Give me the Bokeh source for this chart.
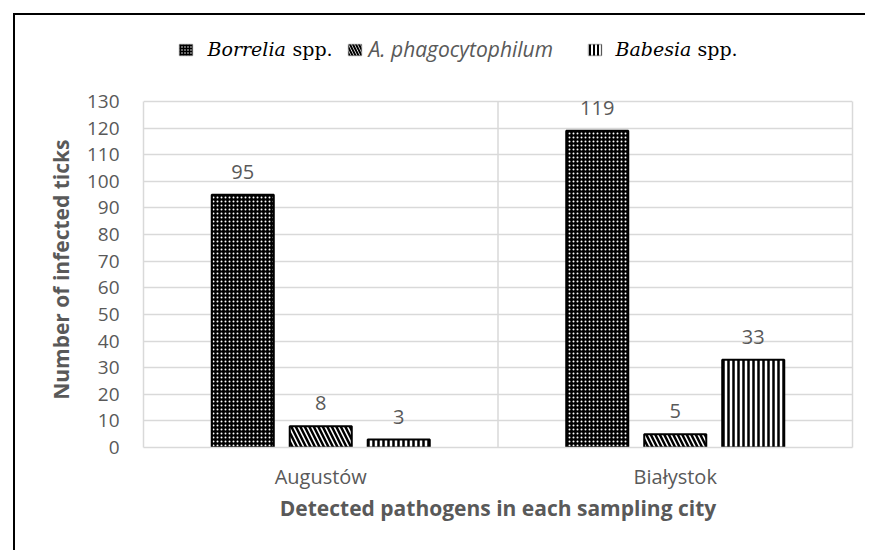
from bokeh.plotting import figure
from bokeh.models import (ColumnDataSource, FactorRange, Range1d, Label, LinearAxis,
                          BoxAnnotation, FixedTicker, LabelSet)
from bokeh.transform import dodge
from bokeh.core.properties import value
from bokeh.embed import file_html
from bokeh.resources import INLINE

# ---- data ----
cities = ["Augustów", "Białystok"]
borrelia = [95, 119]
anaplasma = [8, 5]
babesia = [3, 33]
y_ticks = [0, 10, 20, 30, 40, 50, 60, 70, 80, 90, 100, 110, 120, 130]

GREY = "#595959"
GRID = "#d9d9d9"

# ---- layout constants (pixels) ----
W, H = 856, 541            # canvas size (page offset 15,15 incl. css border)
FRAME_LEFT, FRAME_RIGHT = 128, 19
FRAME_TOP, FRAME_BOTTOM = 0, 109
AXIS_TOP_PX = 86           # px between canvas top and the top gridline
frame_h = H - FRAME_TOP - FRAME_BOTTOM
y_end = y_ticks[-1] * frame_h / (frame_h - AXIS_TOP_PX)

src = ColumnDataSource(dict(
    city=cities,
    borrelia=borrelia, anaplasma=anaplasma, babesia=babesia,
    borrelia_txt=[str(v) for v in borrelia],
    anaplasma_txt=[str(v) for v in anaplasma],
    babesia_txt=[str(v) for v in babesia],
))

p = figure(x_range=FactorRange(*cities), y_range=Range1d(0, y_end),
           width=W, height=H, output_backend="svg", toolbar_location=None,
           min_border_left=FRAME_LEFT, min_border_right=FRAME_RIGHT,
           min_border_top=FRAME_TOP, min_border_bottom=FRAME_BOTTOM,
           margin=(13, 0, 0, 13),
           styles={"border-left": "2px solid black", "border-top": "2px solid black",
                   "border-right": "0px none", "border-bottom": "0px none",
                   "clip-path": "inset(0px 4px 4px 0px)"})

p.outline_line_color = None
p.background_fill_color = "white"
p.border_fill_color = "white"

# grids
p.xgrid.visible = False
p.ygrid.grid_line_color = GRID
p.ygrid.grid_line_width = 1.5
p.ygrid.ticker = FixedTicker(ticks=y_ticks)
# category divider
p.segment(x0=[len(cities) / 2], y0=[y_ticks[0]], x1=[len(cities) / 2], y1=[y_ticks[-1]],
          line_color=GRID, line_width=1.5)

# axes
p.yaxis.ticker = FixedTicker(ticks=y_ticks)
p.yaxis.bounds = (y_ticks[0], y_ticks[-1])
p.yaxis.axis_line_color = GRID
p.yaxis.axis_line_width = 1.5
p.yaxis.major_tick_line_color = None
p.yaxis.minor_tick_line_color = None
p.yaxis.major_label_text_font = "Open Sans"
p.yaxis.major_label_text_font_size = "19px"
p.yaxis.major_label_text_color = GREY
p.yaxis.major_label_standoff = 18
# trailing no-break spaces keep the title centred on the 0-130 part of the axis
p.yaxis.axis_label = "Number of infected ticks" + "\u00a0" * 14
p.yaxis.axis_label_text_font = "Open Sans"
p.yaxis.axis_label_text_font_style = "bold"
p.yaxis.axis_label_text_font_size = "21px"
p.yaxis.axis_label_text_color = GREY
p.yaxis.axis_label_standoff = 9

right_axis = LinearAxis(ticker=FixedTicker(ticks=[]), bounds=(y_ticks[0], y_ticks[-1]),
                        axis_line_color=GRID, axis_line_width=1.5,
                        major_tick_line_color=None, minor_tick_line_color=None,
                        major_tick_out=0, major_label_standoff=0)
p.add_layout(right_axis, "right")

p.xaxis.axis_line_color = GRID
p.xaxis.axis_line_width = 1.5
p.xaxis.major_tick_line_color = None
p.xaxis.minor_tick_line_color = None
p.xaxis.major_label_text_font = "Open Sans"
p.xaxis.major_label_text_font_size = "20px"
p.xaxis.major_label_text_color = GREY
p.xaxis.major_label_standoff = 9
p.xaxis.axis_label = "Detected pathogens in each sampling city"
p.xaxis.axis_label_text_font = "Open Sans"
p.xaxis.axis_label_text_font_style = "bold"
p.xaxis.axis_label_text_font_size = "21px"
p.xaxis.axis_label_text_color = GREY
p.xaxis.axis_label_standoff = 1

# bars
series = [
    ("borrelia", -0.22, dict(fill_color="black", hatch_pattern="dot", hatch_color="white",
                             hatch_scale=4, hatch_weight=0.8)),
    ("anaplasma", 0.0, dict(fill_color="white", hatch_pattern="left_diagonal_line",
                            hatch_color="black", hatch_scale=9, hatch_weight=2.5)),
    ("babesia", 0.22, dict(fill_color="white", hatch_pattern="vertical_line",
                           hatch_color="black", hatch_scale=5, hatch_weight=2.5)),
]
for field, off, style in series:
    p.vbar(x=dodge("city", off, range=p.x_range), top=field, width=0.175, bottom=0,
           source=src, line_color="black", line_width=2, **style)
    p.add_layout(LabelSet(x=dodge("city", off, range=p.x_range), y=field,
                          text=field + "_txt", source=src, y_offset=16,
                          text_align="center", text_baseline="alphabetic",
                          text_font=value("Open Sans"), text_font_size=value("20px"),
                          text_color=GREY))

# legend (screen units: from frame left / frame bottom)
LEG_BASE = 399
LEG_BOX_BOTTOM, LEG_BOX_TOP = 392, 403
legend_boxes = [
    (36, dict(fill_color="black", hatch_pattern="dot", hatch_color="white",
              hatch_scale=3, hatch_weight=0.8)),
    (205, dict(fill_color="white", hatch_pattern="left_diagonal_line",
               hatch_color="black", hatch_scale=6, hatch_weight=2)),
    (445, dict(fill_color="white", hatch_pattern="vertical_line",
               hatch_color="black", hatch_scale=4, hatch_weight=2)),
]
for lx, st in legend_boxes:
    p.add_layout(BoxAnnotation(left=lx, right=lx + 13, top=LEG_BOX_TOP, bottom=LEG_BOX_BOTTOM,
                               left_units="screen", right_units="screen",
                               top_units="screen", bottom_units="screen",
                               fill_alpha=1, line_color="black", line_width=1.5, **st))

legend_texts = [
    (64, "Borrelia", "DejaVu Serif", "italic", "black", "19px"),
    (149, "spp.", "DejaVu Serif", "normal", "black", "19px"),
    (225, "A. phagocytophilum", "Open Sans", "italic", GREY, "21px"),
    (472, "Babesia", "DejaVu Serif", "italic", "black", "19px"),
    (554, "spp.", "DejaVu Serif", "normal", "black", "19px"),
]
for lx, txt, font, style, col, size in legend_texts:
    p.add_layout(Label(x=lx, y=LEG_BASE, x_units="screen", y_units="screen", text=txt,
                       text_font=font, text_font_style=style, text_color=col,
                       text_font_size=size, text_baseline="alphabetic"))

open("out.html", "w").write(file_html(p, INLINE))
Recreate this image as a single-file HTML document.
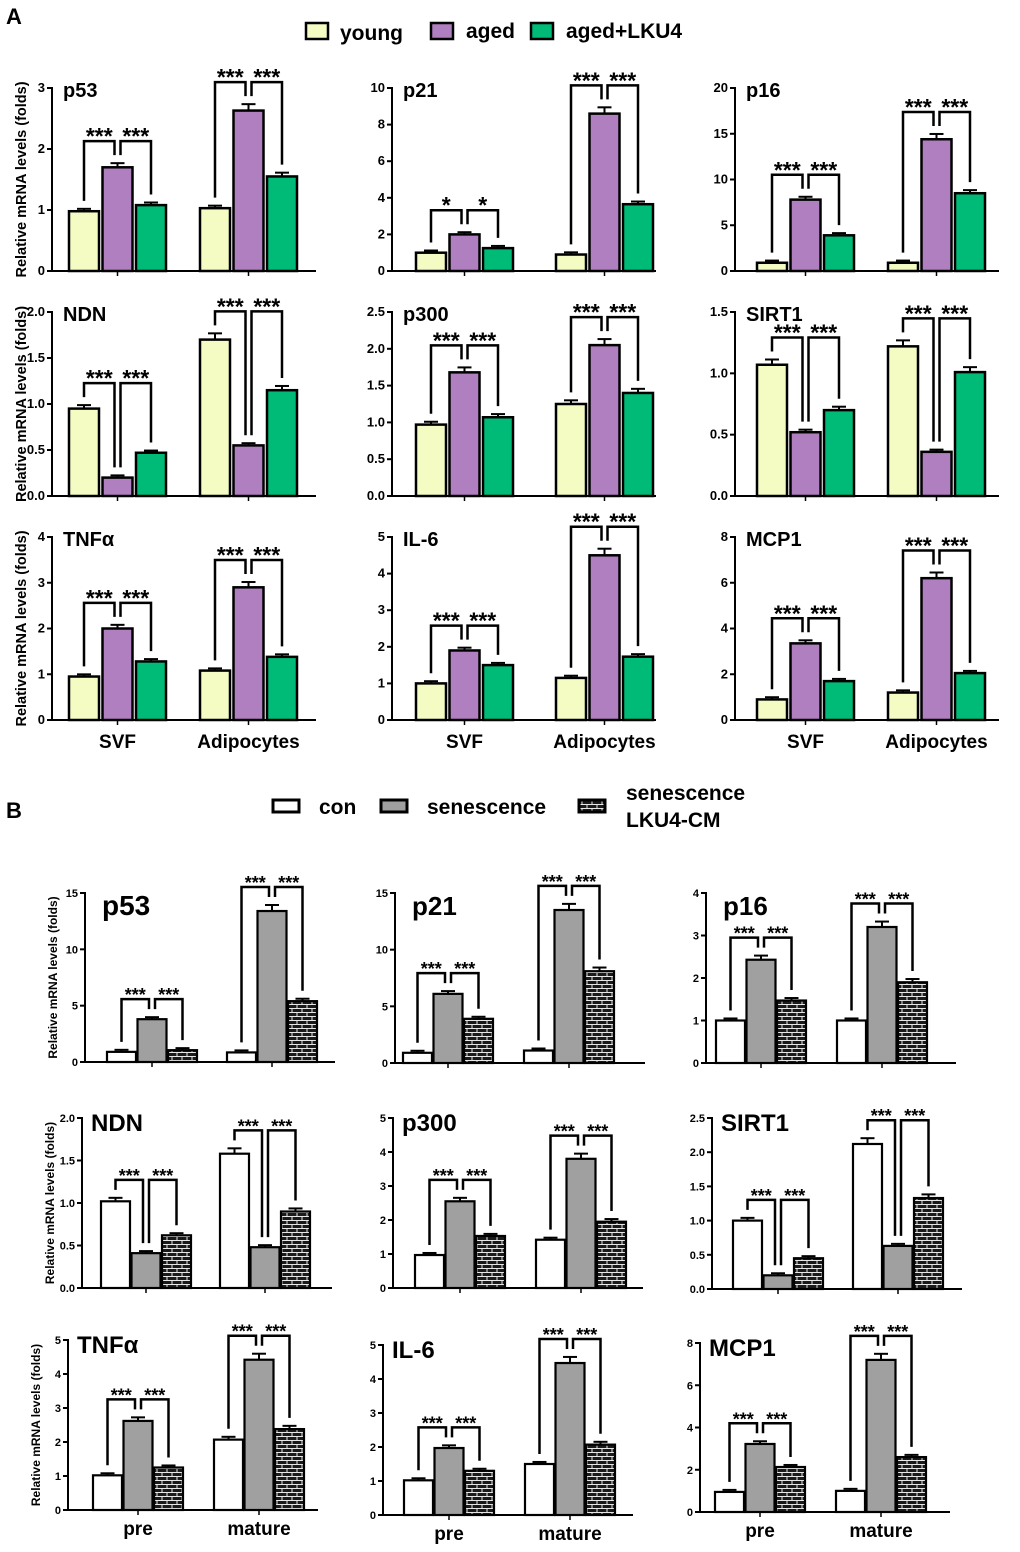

== == ==

What is required: Identify the lines that contain the string "this", and copy every one of them.

Answer below:
Give me the Bokeh source for this chart.
Recreate this image as a single-file HTML document.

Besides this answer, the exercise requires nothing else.